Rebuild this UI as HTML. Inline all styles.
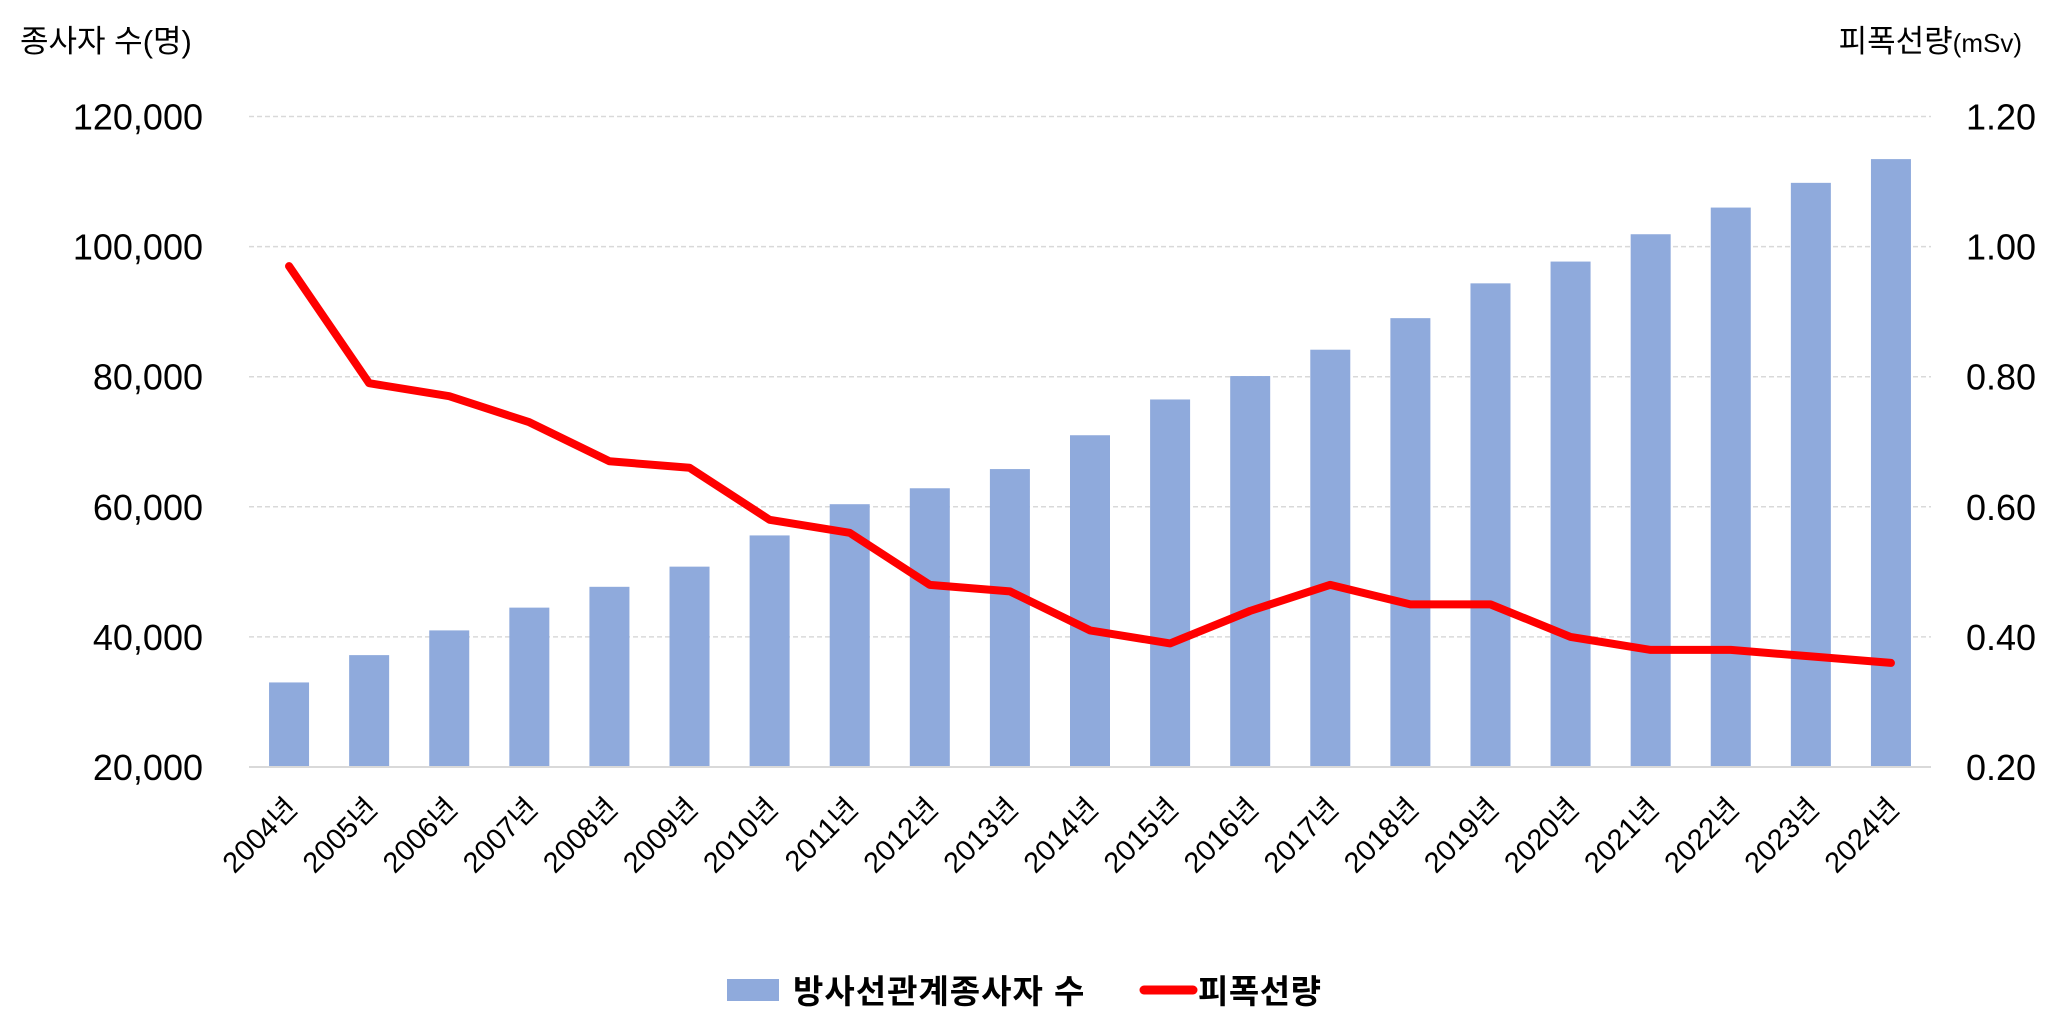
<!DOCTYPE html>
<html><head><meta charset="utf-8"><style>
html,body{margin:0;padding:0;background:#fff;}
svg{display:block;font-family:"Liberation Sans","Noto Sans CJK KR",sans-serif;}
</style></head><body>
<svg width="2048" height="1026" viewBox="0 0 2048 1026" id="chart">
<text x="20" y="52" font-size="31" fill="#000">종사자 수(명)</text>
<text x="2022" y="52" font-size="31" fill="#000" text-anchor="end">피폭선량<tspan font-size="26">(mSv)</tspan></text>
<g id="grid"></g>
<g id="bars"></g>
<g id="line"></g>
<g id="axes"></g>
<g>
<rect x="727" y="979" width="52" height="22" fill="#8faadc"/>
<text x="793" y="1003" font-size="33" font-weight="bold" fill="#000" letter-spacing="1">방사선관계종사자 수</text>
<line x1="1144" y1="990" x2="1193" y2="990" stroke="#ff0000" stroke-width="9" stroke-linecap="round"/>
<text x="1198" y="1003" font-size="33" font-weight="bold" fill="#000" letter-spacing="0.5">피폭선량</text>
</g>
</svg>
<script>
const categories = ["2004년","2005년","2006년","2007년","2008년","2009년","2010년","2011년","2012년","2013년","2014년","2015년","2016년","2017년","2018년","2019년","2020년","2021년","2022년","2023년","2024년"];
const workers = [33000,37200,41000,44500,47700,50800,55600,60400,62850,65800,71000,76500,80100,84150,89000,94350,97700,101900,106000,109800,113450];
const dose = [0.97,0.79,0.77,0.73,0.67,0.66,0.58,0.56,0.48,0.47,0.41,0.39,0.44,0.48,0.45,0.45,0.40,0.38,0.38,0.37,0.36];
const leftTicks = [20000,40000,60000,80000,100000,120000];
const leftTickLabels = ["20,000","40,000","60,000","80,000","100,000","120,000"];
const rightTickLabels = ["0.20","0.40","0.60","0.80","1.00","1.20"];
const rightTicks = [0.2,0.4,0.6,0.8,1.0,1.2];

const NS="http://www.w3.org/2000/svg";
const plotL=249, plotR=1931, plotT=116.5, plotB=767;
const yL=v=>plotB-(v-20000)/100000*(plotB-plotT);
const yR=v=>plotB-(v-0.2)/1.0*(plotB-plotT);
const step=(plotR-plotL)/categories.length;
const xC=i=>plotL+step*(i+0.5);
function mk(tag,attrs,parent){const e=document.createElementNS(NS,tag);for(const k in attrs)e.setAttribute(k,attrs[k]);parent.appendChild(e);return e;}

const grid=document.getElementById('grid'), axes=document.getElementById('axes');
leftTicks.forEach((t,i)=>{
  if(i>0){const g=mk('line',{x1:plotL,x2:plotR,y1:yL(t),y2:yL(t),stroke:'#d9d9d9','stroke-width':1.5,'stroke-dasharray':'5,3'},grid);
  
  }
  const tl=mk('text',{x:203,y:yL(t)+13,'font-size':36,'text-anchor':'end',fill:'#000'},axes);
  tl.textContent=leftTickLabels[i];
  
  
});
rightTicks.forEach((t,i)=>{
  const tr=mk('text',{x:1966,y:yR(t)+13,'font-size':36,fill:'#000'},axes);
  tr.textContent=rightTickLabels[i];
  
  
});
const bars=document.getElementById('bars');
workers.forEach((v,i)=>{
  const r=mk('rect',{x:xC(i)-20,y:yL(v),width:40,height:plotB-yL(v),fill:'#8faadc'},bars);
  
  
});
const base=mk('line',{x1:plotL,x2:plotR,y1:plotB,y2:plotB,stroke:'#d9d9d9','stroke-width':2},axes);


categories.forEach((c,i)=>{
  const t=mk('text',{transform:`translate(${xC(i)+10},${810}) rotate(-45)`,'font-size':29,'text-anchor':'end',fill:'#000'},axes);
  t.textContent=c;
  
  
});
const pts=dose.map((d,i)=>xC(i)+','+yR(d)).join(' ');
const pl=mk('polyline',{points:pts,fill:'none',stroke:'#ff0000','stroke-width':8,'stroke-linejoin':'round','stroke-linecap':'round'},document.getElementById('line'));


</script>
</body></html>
· · · ·
## STATED EXERCISE
Copy out the listing exactly as it stands, but not the pictures.

## WRITTEN SOLUTION
Rebuild this UI as HTML. Inline all styles.
<!DOCTYPE html>
<html><head><meta charset="utf-8"><style>
html,body{margin:0;padding:0;background:#fff;}
svg{display:block;font-family:"Liberation Sans","Noto Sans CJK KR",sans-serif;}
</style></head><body>
<svg width="2048" height="1026" viewBox="0 0 2048 1026" id="chart">
<text x="20" y="52" font-size="31" fill="#000">종사자 수(명)</text>
<text x="2022" y="52" font-size="31" fill="#000" text-anchor="end">피폭선량<tspan font-size="26">(mSv)</tspan></text>
<g id="grid"></g>
<g id="bars"></g>
<g id="line"></g>
<g id="axes"></g>
<g>
<rect x="727" y="979" width="52" height="22" fill="#8faadc"/>
<text x="793" y="1003" font-size="33" font-weight="bold" fill="#000" letter-spacing="1">방사선관계종사자 수</text>
<line x1="1144" y1="990" x2="1193" y2="990" stroke="#ff0000" stroke-width="9" stroke-linecap="round"/>
<text x="1198" y="1003" font-size="33" font-weight="bold" fill="#000" letter-spacing="0.5">피폭선량</text>
</g>
</svg>
<script>
const categories = ["2004년","2005년","2006년","2007년","2008년","2009년","2010년","2011년","2012년","2013년","2014년","2015년","2016년","2017년","2018년","2019년","2020년","2021년","2022년","2023년","2024년"];
const workers = [33000,37200,41000,44500,47700,50800,55600,60400,62850,65800,71000,76500,80100,84150,89000,94350,97700,101900,106000,109800,113450];
const dose = [0.97,0.79,0.77,0.73,0.67,0.66,0.58,0.56,0.48,0.47,0.41,0.39,0.44,0.48,0.45,0.45,0.40,0.38,0.38,0.37,0.36];
const leftTicks = [20000,40000,60000,80000,100000,120000];
const leftTickLabels = ["20,000","40,000","60,000","80,000","100,000","120,000"];
const rightTickLabels = ["0.20","0.40","0.60","0.80","1.00","1.20"];
const rightTicks = [0.2,0.4,0.6,0.8,1.0,1.2];

const NS="http://www.w3.org/2000/svg";
const plotL=249, plotR=1931, plotT=116.5, plotB=767;
const yL=v=>plotB-(v-20000)/100000*(plotB-plotT);
const yR=v=>plotB-(v-0.2)/1.0*(plotB-plotT);
const step=(plotR-plotL)/categories.length;
const xC=i=>plotL+step*(i+0.5);
function mk(tag,attrs,parent){const e=document.createElementNS(NS,tag);for(const k in attrs)e.setAttribute(k,attrs[k]);parent.appendChild(e);return e;}

const grid=document.getElementById('grid'), axes=document.getElementById('axes');
leftTicks.forEach((t,i)=>{
  if(i>0){const g=mk('line',{x1:plotL,x2:plotR,y1:yL(t),y2:yL(t),stroke:'#d9d9d9','stroke-width':1.5,'stroke-dasharray':'5,3'},grid);
  
  }
  const tl=mk('text',{x:203,y:yL(t)+13,'font-size':36,'text-anchor':'end',fill:'#000'},axes);
  tl.textContent=leftTickLabels[i];
  
  
});
rightTicks.forEach((t,i)=>{
  const tr=mk('text',{x:1966,y:yR(t)+13,'font-size':36,fill:'#000'},axes);
  tr.textContent=rightTickLabels[i];
  
  
});
const bars=document.getElementById('bars');
workers.forEach((v,i)=>{
  const r=mk('rect',{x:xC(i)-20,y:yL(v),width:40,height:plotB-yL(v),fill:'#8faadc'},bars);
  
  
});
const base=mk('line',{x1:plotL,x2:plotR,y1:plotB,y2:plotB,stroke:'#d9d9d9','stroke-width':2},axes);


categories.forEach((c,i)=>{
  const t=mk('text',{transform:`translate(${xC(i)+10},${810}) rotate(-45)`,'font-size':29,'text-anchor':'end',fill:'#000'},axes);
  t.textContent=c;
  
  
});
const pts=dose.map((d,i)=>xC(i)+','+yR(d)).join(' ');
const pl=mk('polyline',{points:pts,fill:'none',stroke:'#ff0000','stroke-width':8,'stroke-linejoin':'round','stroke-linecap':'round'},document.getElementById('line'));


</script>
</body></html>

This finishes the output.